Examine the entries and show every line in which the word "this" is found.

━━━━━━━━━━━━━━━━━━━━

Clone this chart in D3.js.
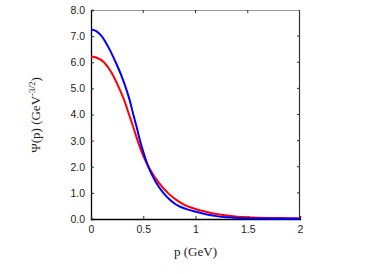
<!DOCTYPE html>
<html><head><meta charset="utf-8">
<script src="https://cdn.jsdelivr.net/npm/d3@7"></script>
<style>body{margin:0;background:#fff}svg{display:block}</style>
</head><body>
<svg id="c" width="390" height="274"></svg>
<script>
const pBlue = [0,0.05,0.102,0.17,0.236,0.29,0.335,0.37,0.405,0.437,0.469,0.5,0.548,0.62,0.692,0.76,0.836,0.92,1.0,1.1,1.2,1.3,1.4,1.5,1.6,1.8,2.0];
const psiBlue = [7.25,7.19,7.0,6.55,6.0,5.5,5.0,4.55,4.0,3.52,3.0,2.57,2.0,1.42,1.0,0.72,0.5,0.37,0.28,0.18,0.11,0.065,0.04,0.025,0.015,0.008,0.005];
const pRed = [0,0.05,0.124,0.2,0.27,0.32,0.364,0.405,0.446,0.5,0.565,0.65,0.74,0.82,0.9,0.95,1.0,1.1,1.2,1.3,1.4,1.5,1.6,1.8,2.0];
const psiRed = [6.22,6.18,6.0,5.58,5.0,4.52,4.0,3.51,3.0,2.42,1.9,1.38,0.98,0.72,0.53,0.45,0.385,0.28,0.19,0.13,0.09,0.065,0.05,0.035,0.03];
const xTicks = [0,0.5,1,1.5,2];
const xTickLabels = ["0","0.5","1","1.5","2"];
const yTicks = [0,1,2,3,4,5,6,7,8];
const yTickLabels = ["0.0","1.0","2.0","3.0","4.0","5.0","6.0","7.0","8.0"];

const svg = d3.select("#c");
const L=91,R=300,T=10,B=219;
const x = d3.scaleLinear().domain([0,2]).range([L,R]);
const y = d3.scaleLinear().domain([0,8]).range([B,T]);

svg.append("line").attr("x1",L).attr("x2",R).attr("y1",T+0.5).attr("y2",T+0.5).attr("stroke","#999").attr("stroke-width",1.2);
svg.append("line").attr("x1",R-0.5).attr("x2",R-0.5).attr("y1",T).attr("y2",B).attr("stroke","#333").attr("stroke-width",1.2);

const tickLen=3;
const fontTick = "Liberation Sans, Arial, sans-serif";
const yAxis = svg.append("g").attr("transform",`translate(${L},0)`)
  .call(d3.axisLeft(y).tickValues(yTicks).tickSize(-tickLen).tickPadding(6).tickFormat((d,i)=>yTickLabels[i]));
const xAxis = svg.append("g").attr("transform",`translate(0,${B})`)
  .call(d3.axisBottom(x).tickValues(xTicks).tickSize(-tickLen).tickPadding(7).tickFormat((d,i)=>xTickLabels[i]));
[yAxis,xAxis].forEach(g=>{
  g.select(".domain").attr("stroke","#000").attr("stroke-width",1.3);
  g.selectAll(".tick line").attr("stroke","#333");
  g.selectAll("text").attr("font-family",fontTick).attr("font-size",10.5).attr("fill","#222");
});
svg.append("g").selectAll("line").data(yTicks.filter(d=>d>0&&d<8)).join("line")
  .attr("x1",R).attr("x2",R-tickLen).attr("y1",d=>y(d)).attr("y2",d=>y(d)).attr("stroke","#333");
svg.append("g").selectAll("line").data(xTicks.filter(d=>d>0&&d<2)).join("line")
  .attr("x1",d=>x(d)).attr("x2",d=>x(d)).attr("y1",T).attr("y2",T+tickLen).attr("stroke","#333");

const line = d3.line().x(d=>x(d[0])).y(d=>y(d[1])).curve(d3.curveMonotoneX);
svg.append("path").datum(pRed.map((p,i)=>[p,psiRed[i]])).attr("d",line)
  .attr("fill","none").attr("stroke","#ff0000").attr("stroke-width",2);
svg.append("path").datum(pBlue.map((p,i)=>[p,psiBlue[i]])).attr("d",line)
  .attr("fill","none").attr("stroke","#0000ff").attr("stroke-width",2);

const serif = "Liberation Serif, Times New Roman, serif";
svg.append("text").attr("x",(L+R)/2).attr("y",256).attr("text-anchor","middle")
  .attr("font-family",serif).attr("font-size",13).attr("fill","#222").text("p (GeV)");
const yl = svg.append("text").attr("transform","translate(40,115) rotate(-90)").attr("text-anchor","middle")
  .attr("font-family",serif).attr("font-size",13).attr("fill","#222");
yl.append("tspan").text("Ψ(p) (GeV");
yl.append("tspan").attr("dy",-5).attr("font-size",9).text("-3/2");
yl.append("tspan").attr("dy",5).text(")");
</script>
</body></html>
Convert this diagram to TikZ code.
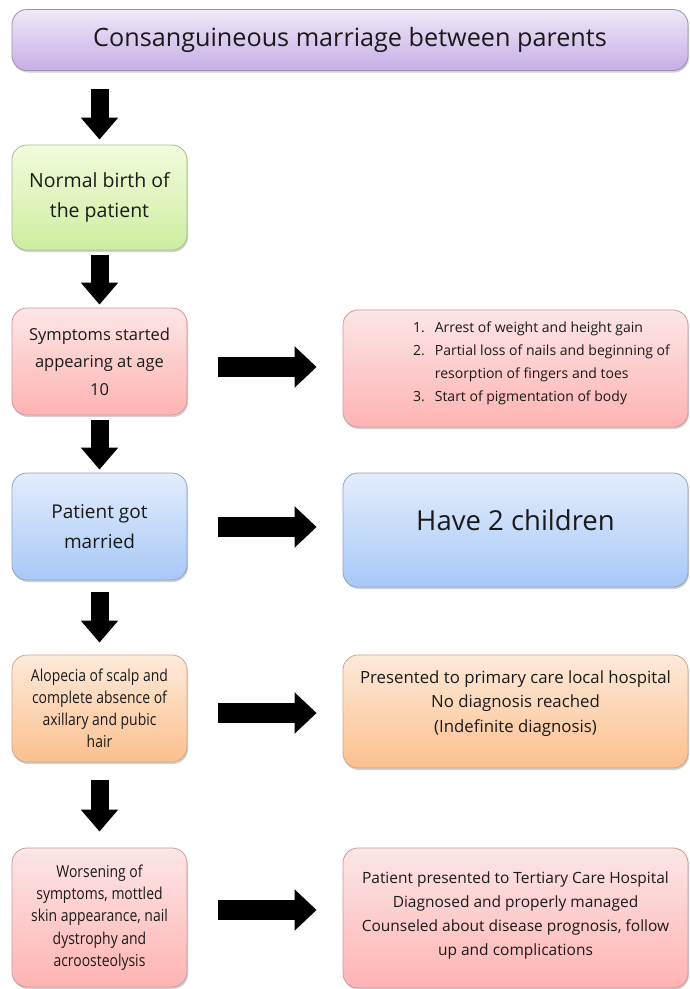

━━━━━━━━━━━━━━━━━━━━

• **Problem solution**:
Clone this chart in D3.js.
Convert this diagram to TikZ code.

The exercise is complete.